Reproduce the lines from the one bearing "Reproduce this chart with Chart.js." through the one bearing "307.9, 306.0, 289.7, 287.6, 302.5];", inclusive. Copy them exactly; include no other line.

● **ENTRIES PROVIDED**

====

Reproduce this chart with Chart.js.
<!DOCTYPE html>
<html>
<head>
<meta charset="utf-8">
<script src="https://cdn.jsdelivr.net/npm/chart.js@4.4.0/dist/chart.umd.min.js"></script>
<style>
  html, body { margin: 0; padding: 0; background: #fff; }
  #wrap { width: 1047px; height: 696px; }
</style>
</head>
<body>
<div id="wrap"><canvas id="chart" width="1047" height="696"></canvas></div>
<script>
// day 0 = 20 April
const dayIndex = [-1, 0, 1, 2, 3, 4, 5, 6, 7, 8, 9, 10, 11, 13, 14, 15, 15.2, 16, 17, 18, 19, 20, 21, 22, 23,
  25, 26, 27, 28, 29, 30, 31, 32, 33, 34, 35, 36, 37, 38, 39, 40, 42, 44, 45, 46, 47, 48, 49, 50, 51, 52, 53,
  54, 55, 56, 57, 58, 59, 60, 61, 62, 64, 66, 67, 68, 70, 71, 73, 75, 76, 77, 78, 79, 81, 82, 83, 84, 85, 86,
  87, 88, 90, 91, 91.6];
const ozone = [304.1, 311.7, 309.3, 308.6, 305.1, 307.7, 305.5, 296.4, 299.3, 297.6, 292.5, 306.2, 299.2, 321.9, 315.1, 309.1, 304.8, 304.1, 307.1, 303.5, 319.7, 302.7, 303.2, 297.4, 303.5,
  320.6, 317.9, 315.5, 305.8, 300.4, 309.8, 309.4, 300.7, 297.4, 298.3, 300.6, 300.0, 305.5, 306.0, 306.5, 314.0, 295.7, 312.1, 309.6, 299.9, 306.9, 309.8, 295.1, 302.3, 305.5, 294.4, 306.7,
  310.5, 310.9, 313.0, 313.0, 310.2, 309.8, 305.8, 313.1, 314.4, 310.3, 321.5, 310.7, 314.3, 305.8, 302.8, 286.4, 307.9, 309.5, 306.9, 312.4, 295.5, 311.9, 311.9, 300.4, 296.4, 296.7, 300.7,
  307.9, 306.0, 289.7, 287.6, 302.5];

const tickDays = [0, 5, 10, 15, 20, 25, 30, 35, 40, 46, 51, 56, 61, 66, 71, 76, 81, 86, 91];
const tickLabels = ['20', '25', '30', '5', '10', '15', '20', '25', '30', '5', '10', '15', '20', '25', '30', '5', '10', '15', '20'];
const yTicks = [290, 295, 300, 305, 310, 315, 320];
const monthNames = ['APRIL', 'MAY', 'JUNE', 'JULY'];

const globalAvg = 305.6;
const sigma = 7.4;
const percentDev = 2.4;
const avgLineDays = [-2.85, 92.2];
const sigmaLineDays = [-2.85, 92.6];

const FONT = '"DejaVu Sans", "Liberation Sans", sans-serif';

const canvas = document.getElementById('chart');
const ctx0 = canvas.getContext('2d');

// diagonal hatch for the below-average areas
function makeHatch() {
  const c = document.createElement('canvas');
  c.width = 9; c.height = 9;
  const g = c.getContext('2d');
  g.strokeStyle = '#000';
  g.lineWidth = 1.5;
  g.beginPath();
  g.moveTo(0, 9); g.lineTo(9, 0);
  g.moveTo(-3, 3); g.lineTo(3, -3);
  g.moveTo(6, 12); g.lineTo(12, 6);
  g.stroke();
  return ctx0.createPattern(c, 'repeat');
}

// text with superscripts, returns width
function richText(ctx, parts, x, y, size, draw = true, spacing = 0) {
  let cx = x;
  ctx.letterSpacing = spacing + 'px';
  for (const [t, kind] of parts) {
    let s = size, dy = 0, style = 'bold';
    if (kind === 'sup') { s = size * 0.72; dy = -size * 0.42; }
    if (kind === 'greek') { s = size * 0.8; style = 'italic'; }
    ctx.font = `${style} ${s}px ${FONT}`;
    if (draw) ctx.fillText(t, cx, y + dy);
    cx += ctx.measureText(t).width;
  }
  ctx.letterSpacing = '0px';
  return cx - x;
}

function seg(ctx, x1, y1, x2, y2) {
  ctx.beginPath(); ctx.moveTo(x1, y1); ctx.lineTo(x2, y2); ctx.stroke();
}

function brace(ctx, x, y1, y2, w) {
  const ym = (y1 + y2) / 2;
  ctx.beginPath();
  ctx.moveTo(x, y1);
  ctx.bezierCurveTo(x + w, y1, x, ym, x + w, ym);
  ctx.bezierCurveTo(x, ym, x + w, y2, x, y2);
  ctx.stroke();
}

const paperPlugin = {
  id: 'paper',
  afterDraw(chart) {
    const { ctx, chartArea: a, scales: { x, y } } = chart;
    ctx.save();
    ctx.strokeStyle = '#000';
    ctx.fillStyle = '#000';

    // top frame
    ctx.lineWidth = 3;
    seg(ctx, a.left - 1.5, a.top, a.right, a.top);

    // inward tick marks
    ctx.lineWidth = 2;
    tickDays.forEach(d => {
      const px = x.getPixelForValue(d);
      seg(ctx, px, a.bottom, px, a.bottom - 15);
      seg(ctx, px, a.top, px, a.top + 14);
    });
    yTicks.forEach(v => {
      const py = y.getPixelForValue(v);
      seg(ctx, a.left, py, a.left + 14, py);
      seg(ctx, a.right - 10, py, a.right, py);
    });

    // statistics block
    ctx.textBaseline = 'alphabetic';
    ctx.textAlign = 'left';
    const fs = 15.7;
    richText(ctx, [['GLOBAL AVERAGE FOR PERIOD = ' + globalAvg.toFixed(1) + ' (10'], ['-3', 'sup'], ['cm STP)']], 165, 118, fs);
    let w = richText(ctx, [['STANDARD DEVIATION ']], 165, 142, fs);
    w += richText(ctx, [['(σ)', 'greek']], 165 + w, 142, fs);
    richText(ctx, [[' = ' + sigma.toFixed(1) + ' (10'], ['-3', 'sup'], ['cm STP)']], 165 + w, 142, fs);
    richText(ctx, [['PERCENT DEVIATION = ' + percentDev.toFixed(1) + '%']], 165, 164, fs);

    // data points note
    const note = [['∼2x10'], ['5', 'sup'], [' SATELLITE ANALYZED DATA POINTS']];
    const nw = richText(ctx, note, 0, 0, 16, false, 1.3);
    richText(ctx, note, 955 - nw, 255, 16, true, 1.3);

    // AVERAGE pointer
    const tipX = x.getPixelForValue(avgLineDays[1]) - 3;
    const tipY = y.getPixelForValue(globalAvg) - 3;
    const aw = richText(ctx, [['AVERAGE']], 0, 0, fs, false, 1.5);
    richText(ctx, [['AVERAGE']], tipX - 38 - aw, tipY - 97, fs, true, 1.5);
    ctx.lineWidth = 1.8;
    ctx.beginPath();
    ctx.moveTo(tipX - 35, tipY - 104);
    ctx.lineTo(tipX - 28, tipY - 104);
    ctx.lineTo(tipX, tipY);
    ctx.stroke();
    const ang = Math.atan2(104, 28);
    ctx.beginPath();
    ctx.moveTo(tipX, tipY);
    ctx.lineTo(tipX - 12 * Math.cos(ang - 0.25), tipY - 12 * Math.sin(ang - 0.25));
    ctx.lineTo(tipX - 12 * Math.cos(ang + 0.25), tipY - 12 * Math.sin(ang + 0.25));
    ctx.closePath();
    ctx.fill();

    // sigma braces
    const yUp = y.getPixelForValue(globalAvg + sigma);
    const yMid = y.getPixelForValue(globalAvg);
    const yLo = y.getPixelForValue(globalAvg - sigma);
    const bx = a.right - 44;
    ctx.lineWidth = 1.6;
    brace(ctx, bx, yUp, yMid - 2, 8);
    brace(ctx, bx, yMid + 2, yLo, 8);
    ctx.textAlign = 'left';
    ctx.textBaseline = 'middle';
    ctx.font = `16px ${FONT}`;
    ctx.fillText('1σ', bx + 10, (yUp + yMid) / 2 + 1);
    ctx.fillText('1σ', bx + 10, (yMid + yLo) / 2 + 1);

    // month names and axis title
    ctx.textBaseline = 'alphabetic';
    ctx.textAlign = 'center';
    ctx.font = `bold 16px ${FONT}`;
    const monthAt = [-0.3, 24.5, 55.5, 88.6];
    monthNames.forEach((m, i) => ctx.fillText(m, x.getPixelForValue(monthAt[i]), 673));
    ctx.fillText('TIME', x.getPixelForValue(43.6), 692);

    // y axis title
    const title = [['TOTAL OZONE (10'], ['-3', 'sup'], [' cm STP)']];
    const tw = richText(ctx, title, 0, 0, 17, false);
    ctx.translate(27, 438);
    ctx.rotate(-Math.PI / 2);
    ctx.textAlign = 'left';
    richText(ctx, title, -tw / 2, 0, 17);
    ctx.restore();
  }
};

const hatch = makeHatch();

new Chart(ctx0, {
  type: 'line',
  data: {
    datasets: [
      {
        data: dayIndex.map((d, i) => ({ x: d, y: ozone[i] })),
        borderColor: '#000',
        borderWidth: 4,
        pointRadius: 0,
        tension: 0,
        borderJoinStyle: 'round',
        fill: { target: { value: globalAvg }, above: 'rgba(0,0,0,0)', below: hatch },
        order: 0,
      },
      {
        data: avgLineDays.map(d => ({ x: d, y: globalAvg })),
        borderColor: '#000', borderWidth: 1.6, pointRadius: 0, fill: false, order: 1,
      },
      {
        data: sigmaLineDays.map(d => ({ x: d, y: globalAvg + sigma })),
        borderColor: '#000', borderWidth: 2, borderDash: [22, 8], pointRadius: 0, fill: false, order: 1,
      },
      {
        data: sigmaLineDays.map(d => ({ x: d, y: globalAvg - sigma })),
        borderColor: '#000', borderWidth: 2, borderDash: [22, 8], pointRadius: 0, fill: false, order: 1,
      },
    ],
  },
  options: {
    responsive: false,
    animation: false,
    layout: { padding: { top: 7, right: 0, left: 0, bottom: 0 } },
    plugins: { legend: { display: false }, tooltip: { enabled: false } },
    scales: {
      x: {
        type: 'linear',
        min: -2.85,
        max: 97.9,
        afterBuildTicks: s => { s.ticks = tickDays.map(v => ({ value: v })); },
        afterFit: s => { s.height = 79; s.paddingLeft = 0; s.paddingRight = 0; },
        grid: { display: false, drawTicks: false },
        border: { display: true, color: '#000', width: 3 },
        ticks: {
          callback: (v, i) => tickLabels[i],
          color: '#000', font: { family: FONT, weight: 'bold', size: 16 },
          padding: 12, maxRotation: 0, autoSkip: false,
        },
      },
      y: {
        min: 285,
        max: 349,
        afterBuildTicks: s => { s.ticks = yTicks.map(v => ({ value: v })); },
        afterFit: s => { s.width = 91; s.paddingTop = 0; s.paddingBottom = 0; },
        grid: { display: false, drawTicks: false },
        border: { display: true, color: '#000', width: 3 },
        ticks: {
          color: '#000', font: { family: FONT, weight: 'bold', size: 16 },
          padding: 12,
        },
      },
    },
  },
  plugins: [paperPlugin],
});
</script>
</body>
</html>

====

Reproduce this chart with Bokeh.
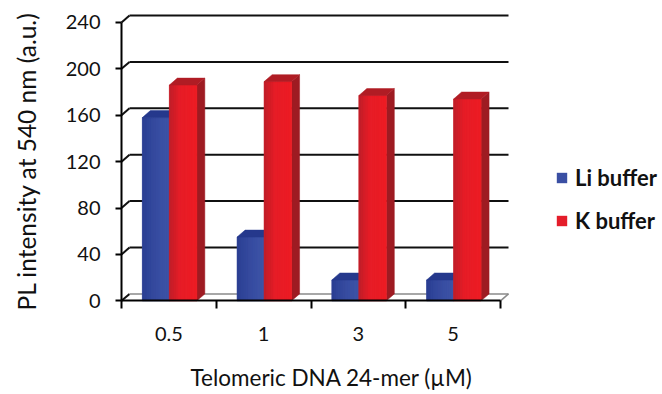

====

● **ANSWER FOR THIS EXERCISE**
Reproduce this chart with Chart.js.
<!DOCTYPE html>
<html>
<head>
<meta charset="utf-8">
<script src="https://cdn.jsdelivr.net/npm/chart.js@4.4.0/dist/chart.umd.min.js"></script>
<style>
  html, body { margin: 0; padding: 0; background: #fff; }
  #wrap { width: 1047px; height: 696px; }
</style>
</head>
<body>
<div id="wrap"><canvas id="chart" width="1047" height="696"></canvas></div>
<script>
// day 0 = 20 April
const dayIndex = [-1, 0, 1, 2, 3, 4, 5, 6, 7, 8, 9, 10, 11, 13, 14, 15, 15.2, 16, 17, 18, 19, 20, 21, 22, 23,
  25, 26, 27, 28, 29, 30, 31, 32, 33, 34, 35, 36, 37, 38, 39, 40, 42, 44, 45, 46, 47, 48, 49, 50, 51, 52, 53,
  54, 55, 56, 57, 58, 59, 60, 61, 62, 64, 66, 67, 68, 70, 71, 73, 75, 76, 77, 78, 79, 81, 82, 83, 84, 85, 86,
  87, 88, 90, 91, 91.6];
const ozone = [304.1, 311.7, 309.3, 308.6, 305.1, 307.7, 305.5, 296.4, 299.3, 297.6, 292.5, 306.2, 299.2, 321.9, 315.1, 309.1, 304.8, 304.1, 307.1, 303.5, 319.7, 302.7, 303.2, 297.4, 303.5,
  320.6, 317.9, 315.5, 305.8, 300.4, 309.8, 309.4, 300.7, 297.4, 298.3, 300.6, 300.0, 305.5, 306.0, 306.5, 314.0, 295.7, 312.1, 309.6, 299.9, 306.9, 309.8, 295.1, 302.3, 305.5, 294.4, 306.7,
  310.5, 310.9, 313.0, 313.0, 310.2, 309.8, 305.8, 313.1, 314.4, 310.3, 321.5, 310.7, 314.3, 305.8, 302.8, 286.4, 307.9, 309.5, 306.9, 312.4, 295.5, 311.9, 311.9, 300.4, 296.4, 296.7, 300.7,
  307.9, 306.0, 289.7, 287.6, 302.5];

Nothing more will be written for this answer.